Meat cutter
A meat cutter prepares primal cuts into a variety of smaller cuts intended for sale in a retail environment. The duties of a meat cutter largely overlap those of the butcher, but butchers tend to specialize in pre-sale processing, whereas meat cutters further cut and process the primal cuts per individual customer request.
In the U.S., the job title of "butcher" has been mostly replaced in corporate storefronts in the last two decades after customer trends showed that modern, particularly urban, customers increasingly associated the term with animal slaughter and unsanitary conditions. With the advent of off-premises, pre-packaged, supermarket meat, many supermarkets now avoid mention of either cutting or butchering and simply call their meat cutters "Meat Department Associates", or similar. In the U.K., the term butcher is still used to describe a person who offers for retail sale meat ready for cooking by the customer.

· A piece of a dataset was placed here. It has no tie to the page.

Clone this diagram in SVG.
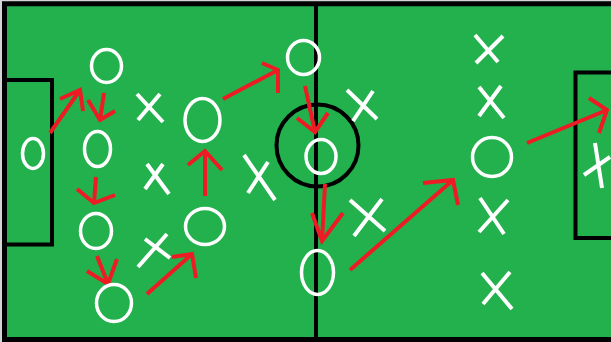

They will also prepare cuts, joints, etc., for the customer. Most U.K. corporate retailers still use the term butcher for their meat department operatives.
Overview
A meat cutter is responsible to prepare standard cuts of meat to be sold in either a self-serve or specialty counter. In the UK the term used for retail meat cutter, is still butcher. Retail meat cutters are found in a customer-oriented, retail environment. This can be anything from a small family-owned meat shop to a large international supermarket chain. Meat cutters are a registered trade. Industrial meat cutters are found in production-oriented facilities, and generally perform fewer tasks, but repeatedly.The term "meat cutters" typically deal with "primal" cuts - segments of the carcass broken down into smaller pieces to make them easier to handle.